I also enjoy popular culture, music, art, etc. Anything that uplifts our spirits - even some things considered risque. It has become rather obvious how we need to take back control of how images are being disseminated, particularly those of Black women. Clearly being one means I have a vested interested in how we are shown (though that isn't the case with every BW sadly). We laugh, cry, smile, bleed and live just like everyone else but somehow we are being presented as inauthentically as possible. We are NOT the gum on the shoe of the world. Even if you don't personally have anything to do with that, you can certainly help thwart those that are. Of course I also want others to live in peace as well, but we all have our individual paths to take and purposes to fulfill. I believe this is one of mine.

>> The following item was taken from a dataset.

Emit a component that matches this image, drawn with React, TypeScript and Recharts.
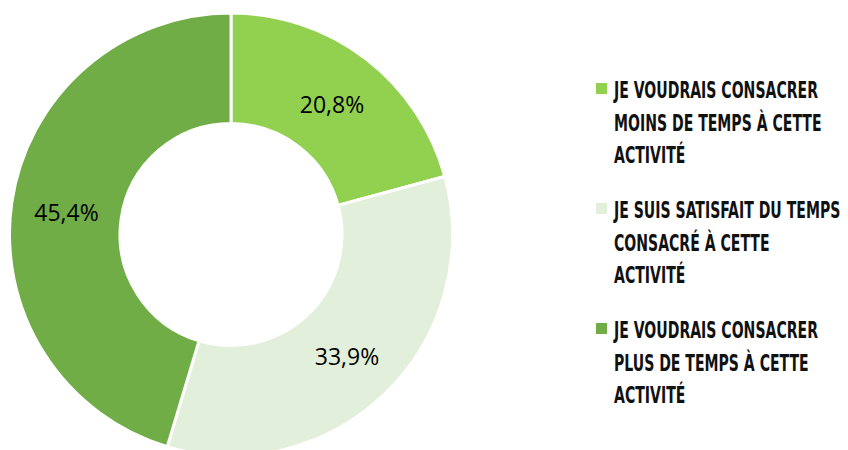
import React from 'react';
import { PieChart, Pie, Cell, Legend } from 'recharts';

const categories = [
  'JE VOUDRAIS CONSACRER MOINS DE TEMPS À CETTE ACTIVITÉ',
  'JE SUIS SATISFAIT DU TEMPS CONSACRÉ À CETTE ACTIVITÉ',
  'JE VOUDRAIS CONSACRER PLUS DE TEMPS À CETTE ACTIVITÉ',
];
const values = [20.8, 33.9, 45.4];
const valueLabels = ['20,8%', '33,9%', '45,4%'];
const legendLines = [
  ['JE VOUDRAIS CONSACRER', 'MOINS DE TEMPS À CETTE', 'ACTIVITÉ'],
  ['JE SUIS SATISFAIT DU TEMPS', 'CONSACRÉ À CETTE', 'ACTIVITÉ'],
  ['JE VOUDRAIS CONSACRER', 'PLUS DE TEMPS À CETTE', 'ACTIVITÉ'],
];
const colors = ['#92D050', '#E2EFDA', '#70AD47'];

const data = categories.map((name, i) => ({ name, value: values[i], label: valueLabels[i] }));

const RADIAN = Math.PI / 180;

const renderLabel = (props: any) => {
  const { cx, cy, midAngle, innerRadius, outerRadius, index } = props;
  const r = (innerRadius + outerRadius) / 2;
  const x = cx + r * Math.cos(-midAngle * RADIAN);
  const y = cy + r * Math.sin(-midAngle * RADIAN);
  return (
    <text
      x={x}
      y={y + 2}
      fill="#000"
      textAnchor="middle"
      dominantBaseline="central"
      fontFamily="'Open Sans', sans-serif"
      fontSize={23}
    >
      {data[index].label}
    </text>
  );
};

const LegendContent = (props: any) => {
  const payload = props.payload || [];
  return (
    <svg width={253} height={370} style={{ display: 'block', overflow: 'visible' }}>
      {payload.map((entry: any, i: number) => (
        <g key={i}>
          <rect x={1} y={13 + i * 120} width={11} height={11} fill={colors[i]} />
          {legendLines[i].map((line, j) => (
            <g key={j} transform={`translate(19, ${28 + i * 120 + j * 32.5}) scale(0.68, 1)`}>
              <text
                x={0}
                y={0}
                fill="#111"
                fontFamily="'DejaVu Sans Condensed', 'DejaVu Sans', sans-serif"
                fontWeight="bold"
                fontSize={23}
              >
                {line}
              </text>
            </g>
          ))}
        </g>
      ))}
    </svg>
  );
};

export default function App() {
  return (
    <div style={{ position: 'absolute', left: 0, top: 0, background: '#fff' }}>
      <PieChart width={848} height={450}>
        <Pie
          data={data}
          dataKey="value"
          nameKey="name"
          cx={226}
          cy={229.5}
          innerRadius={111}
          outerRadius={221.5}
          startAngle={90}
          endAngle={-270}
          stroke="#fff"
          strokeWidth={3}
          label={renderLabel}
          labelLine={false}
          isAnimationActive={false}
        >
          {data.map((d, i) => (
            <Cell key={i} fill={colors[i]} />
          ))}
        </Pie>
        <Legend
          content={LegendContent}
          wrapperStyle={{ position: 'absolute', left: 595, top: 70, width: 253, height: 370 }}
        />
      </PieChart>
    </div>
  );
}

We should also be able to live our lives freely without fear of recrimination. No one should go hungry. Greed must not be allowed to rule the day. Even as we take more responsibility and learn to make better choices we still need each other on some level. Everyone has to pull their own weight, but that doesn't mean it's ok to kick the person on the ladder below you when climbing it. Fairness doesn't always balance out but I don't see why goodness can't prevail when it really counts. As frustrated as I get with things I can't control it's because I'd like to see the bar raised with more opportunities for people. Or at least a minimal skill set that we know how to navigate for us and future generations. We may not all have the same privileges but that should not be a virtual death sentence for a quality life. Accountability goes in many directions.
So with that I bid you a fair day/evening and here's hoping it's a good one.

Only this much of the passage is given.